-- start Stored data --
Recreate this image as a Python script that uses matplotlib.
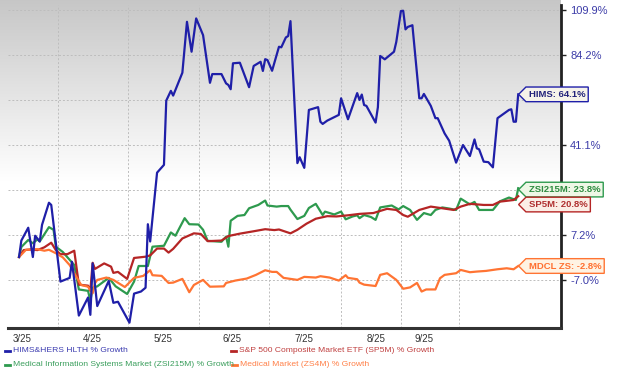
import numpy as np
import matplotlib
matplotlib.use("Agg")
import matplotlib.pyplot as plt
from matplotlib.path import Path
from matplotlib.lines import Line2D

plt.rcParams['font.family'] = ['Liberation Sans', 'DejaVu Sans']

# day offsets from the start of the window and % growth
hims_days = [0, 1, 4, 6, 7, 9, 10, 13, 14, 18, 22, 23, 26, 30, 31, 32, 34, 39, 41, 43,
             48, 50, 53, 55, 56, 57, 60, 63, 64, 66, 67, 71, 73, 75, 77, 80, 83, 84, 88, 90,
             91, 92, 93, 96, 100, 102, 105, 106, 107, 108, 110, 113, 114, 116, 117, 118, 121, 122, 124, 126,
             130, 131, 132, 134, 139, 140, 143, 147, 148, 149, 150, 151, 155, 156, 157, 159, 163, 164, 166, 167,
             168, 169, 171, 174, 175, 176, 179, 181, 182, 185, 187, 190, 193, 196, 198, 199, 200, 202, 204, 206,
             208, 213, 214, 215, 216, 217]
hims_vals = [0.0, 5.3, 9.6, 0.0, 6.9, 5.0, 10.6, 18.4, 17.6, -7.5, -6.4, -1.5, -17.1, -12.1, -16.9, -2.0, -14.5, -7.3, -13.6, -13.3,
             -19.0, -11.0, -10.4, -9.3, 10.8, 5.0, 29.8, 32.9, 61.1, 65.8, 63.5, 74.9, 102.9, 86.0, 104.9, 95.2, 69.8, 74.2, 74.2, 69.5,
             68.7, 66.6, 79.8, 80.1, 67.6, 78.4, 80.6, 75.8, 82.0, 81.5, 75.9, 88.7, 88.4, 93.9, 94.7, 103.3, 33.6, 36.0, 31.7, 56.7,
             58.0, 51.3, 50.3, 51.8, 54.4, 62.2, 52.4, 64.7, 61.4, 64.0, 59.0, 58.6, 50.9, 58.0, 83.7, 81.9, 86.0, 91.4, 109.3, 109.5,
             98.5, 99.9, 100.9, 62.2, 62.2, 64.3, 58.6, 52.9, 52.9, 46.1, 42.9, 33.8, 41.1, 36.5, 43.5, 39.7, 39.3, 34.2, 34.0, 31.9,
             52.9, 56.7, 57.0, 51.3, 51.3, 64.1]

zsi_days = [0, 1, 4, 6, 8, 9, 13, 15, 16, 19, 24, 26, 30, 31, 32, 34, 39, 42, 47, 50,
            52, 56, 58, 63, 66, 68, 70, 72, 74, 78, 80, 82, 88, 90, 91, 92, 95, 98, 100, 104,
            107, 108, 112, 114, 117, 118, 121, 124, 126, 129, 132, 133, 137, 140, 142, 145, 147, 148, 150, 153,
            155, 157, 162, 165, 167, 170, 173, 176, 179, 181, 184, 187, 190, 192, 196, 198, 200, 206, 209, 213,
            216, 217]
zsi_vals = [0.0, 3.2, 5.5, 4.4, 5.7, 5.0, 9.8, 8.9, 3.3, 1.6, -2.5, -9.8, -10.2, -13.1, -9.3, -8.9, -6.4, -8.9, -11.1, -7.5,
            -2.8, -2.8, 3.3, 3.6, 8.0, 6.9, 9.9, 12.9, 10.8, 10.7, 8.9, 5.2, 4.9, 6.6, 3.3, 12.0, 13.7, 14.0, 16.4, 17.6,
            19.2, 17.4, 17.0, 17.2, 17.2, 15.9, 12.6, 13.7, 16.5, 18.0, 14.0, 15.2, 14.2, 15.2, 12.5, 13.5, 13.9, 12.9, 14.0, 13.3,
            12.3, 16.7, 17.4, 16.0, 17.2, 15.8, 12.3, 14.7, 14.0, 15.8, 16.7, 16.3, 15.8, 19.9, 17.8, 18.7, 15.8, 15.8, 18.9, 20.3,
            19.4, 23.8]

sp5m_days = [0, 2, 5, 8, 11, 14, 16, 18, 21, 24, 26, 30, 31, 32, 33, 37, 40, 41, 43, 47,
             50, 55, 57, 60, 63, 65, 67, 71, 76, 79, 82, 88, 91, 96, 102, 107, 111, 113, 118, 121,
             125, 129, 134, 138, 143, 148, 154, 160, 164, 167, 169, 174, 179, 184, 189, 192, 196, 202, 206, 209,
             215, 217]
sp5m_vals = [0.0, 2.2, 2.4, 2.2, 3.1, 4.6, 2.2, 0.9, 0.9, 2.0, -8.4, -8.7, -10.2, -1.8, -3.7, -2.0, -3.0, -4.9, -4.6, -6.7,
             -0.3, 0.1, 0.5, 2.7, 2.7, 1.4, 2.6, 6.0, 7.7, 7.5, 5.1, 5.3, 6.8, 7.6, 8.4, 9.1, 8.8, 9.0, 7.7, 8.9,
             11.0, 12.7, 13.6, 13.5, 13.9, 14.4, 14.7, 16.2, 15.8, 14.0, 13.4, 15.8, 17.0, 16.4, 15.8, 17.0, 18.0, 17.6, 17.6, 18.8,
             19.4, 20.8]

mdcl_days = [0, 3, 8, 11, 13, 16, 19, 22, 24, 27, 30, 32, 33, 34, 38, 41, 46, 50, 54, 57,
             58, 62, 65, 67, 71, 74, 76, 80, 83, 89, 90, 94, 99, 103, 107, 110, 112, 115, 121, 124,
             129, 131, 135, 139, 142, 143, 147, 148, 150, 155, 157, 160, 164, 167, 170, 173, 175, 177, 181, 183,
             185, 190, 192, 196, 199, 203, 208, 212, 215, 217]
mdcl_vals = [0.0, 2.3, 2.5, 2.0, 2.3, 1.2, -0.1, -2.5, -5.0, -8.5, -9.0, -10.9, -8.0, -7.0, -6.3, -7.0, -9.1, -6.4, -5.8, -4.1,
             -5.6, -5.8, -7.9, -7.8, -6.7, -10.6, -8.5, -7.0, -9.0, -8.9, -7.9, -7.2, -6.6, -5.5, -4.1, -4.6, -4.6, -6.4, -7.0, -6.1,
             -6.3, -5.9, -6.3, -7.2, -5.6, -6.4, -6.8, -7.8, -8.4, -8.8, -5.5, -5.0, -7.0, -9.6, -9.2, -7.9, -10.4, -9.8, -9.8, -6.5,
             -5.5, -5.0, -4.0, -4.7, -4.5, -4.3, -3.8, -3.5, -3.8, -2.8]

month_labels = ['3/25', '4/25', '5/25', '6/25', '7/25', '8/25', '9/25']
month_label_pos = [1.3, 31.7, 62.6, 92.6, 123.9, 155.2, 176.1]
month_grid_pos = [17.0, 47.4, 78.3, 108.7, 140.0, 166.1, 191.3]
y_ticks = [109.9, 84.2, 61.4, 41.1, 23.1, 7.2, -7.0]
# 61.4% and 23.1% sit under the HIMS / ZSI tags, so their labels stay hidden
y_tick_labels = ['109.9%', '84.2%', '', '41.1%', '', '7.2%', '-7.0%']

series = [
    # name, days, values, line colour, legend colour, tag text, tag fill, tag text colour, tag offset (pt)
    ('Medical Information Systems Market (ZSI215M) % Growth', zsi_days, zsi_vals, '#2e9a4e', '#3a9e5c',
     'ZSI215M: 23.8%', '#eef7e6', '#2e8b40', -1),
    ('S&P 500 Composite Market ETF (SP5M) % Growth', sp5m_days, sp5m_vals, '#b52525', '#c04040',
     'SP5M: 20.8%', '#fbeee6', '#b03030', -6),
    ('Medical Market (ZS4M) % Growth', mdcl_days, mdcl_vals, '#ff7433', '#ff8048',
     'MDCL ZS: -2.8%', '#fff3e3', '#ff7030', 0),
    ('HIMS&HERS HLTH % Growth', hims_days, hims_vals, '#1f1fa8', '#3c3cb0',
     'HIMS: 64.1%', '#f6f3ea', '#22227a', 0),
]


def fwd(v):
    return np.log(np.clip(np.asarray(v, dtype=float) + 119.0, 1e-6, None))


def inv(u):
    return np.exp(u) - 119.0


def tag_box(x0, y0, width, height, mutation_size):
    pad = 0.3 * mutation_size
    x0 -= pad
    y0 -= pad
    width += 2 * pad
    height += 2 * pad
    tip = 0.5 * height
    verts = [(x0, y0), (x0 + width, y0), (x0 + width, y0 + height),
             (x0, y0 + height), (x0 - tip, y0 + height / 2), (x0, y0)]
    return Path(verts, closed=True)


fig = plt.figure(figsize=(6.2, 3.76), dpi=100)
W, H = 620.0, 376.0

# grey gradient behind the plot
bg = fig.add_axes([0, 48 / H, 561 / W, 328 / H], zorder=0)
grad = np.linspace(0, 1, 256).reshape(-1, 1)
grad = np.clip(grad / 0.55, 0, 1)
top_c = np.array([0.78, 0.78, 0.78])
img = top_c + (1 - top_c) * grad[..., None]
bg.imshow(img, aspect='auto', extent=[0, 1, 0, 1], origin='upper')
bg.axis('off')

ax = fig.add_axes([8 / W, 48 / H, 553 / W, 323 / H], zorder=1)
ax.patch.set_alpha(0)
ax.set_yscale('function', functions=(fwd, inv))
ax.set_xlim(-4.8, 235.6)
ax.set_ylim(-20.4, 113.0)

for name, d, v, c, lc, tag, fill, tc, dy in series:
    ax.plot(d, v, color=c, lw=1.6, solid_joinstyle='round', zorder=3)

for name, d, v, c, lc, tag, fill, tc, dy in series:
    ax.annotate(tag, xy=(d[-1], v[-1]), xytext=(7.6, dy), textcoords='offset points',
                ha='left', va='center', fontsize=6.8, fontweight='bold', color=tc,
                annotation_clip=False, zorder=10,
                bbox=dict(boxstyle=tag_box, fc=fill, ec=c, lw=1.0))

ax.set_yticks(y_ticks)
ax.set_yticklabels(y_tick_labels)
ax.yaxis.set_minor_locator(matplotlib.ticker.NullLocator())
ax.yaxis.tick_right()
ax.tick_params(axis='y', which='major', direction='out', length=3.5, width=1.0,
               pad=3, labelsize=8, labelcolor='#3c3ca8', color='#222222')

ax.set_xticks(month_label_pos)
ax.set_xticklabels(month_labels)
ax.set_xticks(month_grid_pos, minor=True)
ax.tick_params(axis='x', which='both', length=0, pad=4, labelsize=7, labelcolor='#333333')

ax.grid(True, axis='y', which='major', color='#bdbdbd', lw=0.7, ls=(0, (2, 2)))
ax.grid(True, axis='x', which='minor', color='#bdbdbd', lw=0.7, ls=(0, (2, 2)))
ax.grid(False, axis='x', which='major')

for s in ['left', 'top']:
    ax.spines[s].set_visible(False)
ax.spines['right'].set_linewidth(2.0)
ax.spines['right'].set_color('#222222')
ax.spines['bottom'].set_linewidth(2.2)
ax.spines['bottom'].set_color('#333333')

# legend below the chart, two columns
legend_pos = [(5, 351), (231, 351), (5, 365), (232, 365)]
legend_order = [3, 1, 0, 2]
for (lx, ly), idx in zip(legend_pos, legend_order):
    name, lc = series[idx][0], series[idx][4]
    fy = 1 - ly / H
    fig.add_artist(Line2D([lx / W, (lx + 5) / W], [fy, fy], color=series[idx][3], lw=2,
                          transform=fig.transFigure))
    fig.text((lx + 8) / W, fy, name, color=lc, fontsize=6.1, va='center', ha='left')

fig.savefig('out.png', dpi=100)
-- end Stored data --
:: Problem requirements ::
Make an exact copy of the lines from the top of the material through the line with "plt.rcParams['font.family'] = ['Liberation", pictures excluded.

:: Answer in full ::
Recreate this image as a Python script that uses matplotlib.
import numpy as np
import matplotlib
matplotlib.use("Agg")
import matplotlib.pyplot as plt
from matplotlib.path import Path
from matplotlib.lines import Line2D

plt.rcParams['font.family'] = ['Liberation Sans', 'DejaVu Sans']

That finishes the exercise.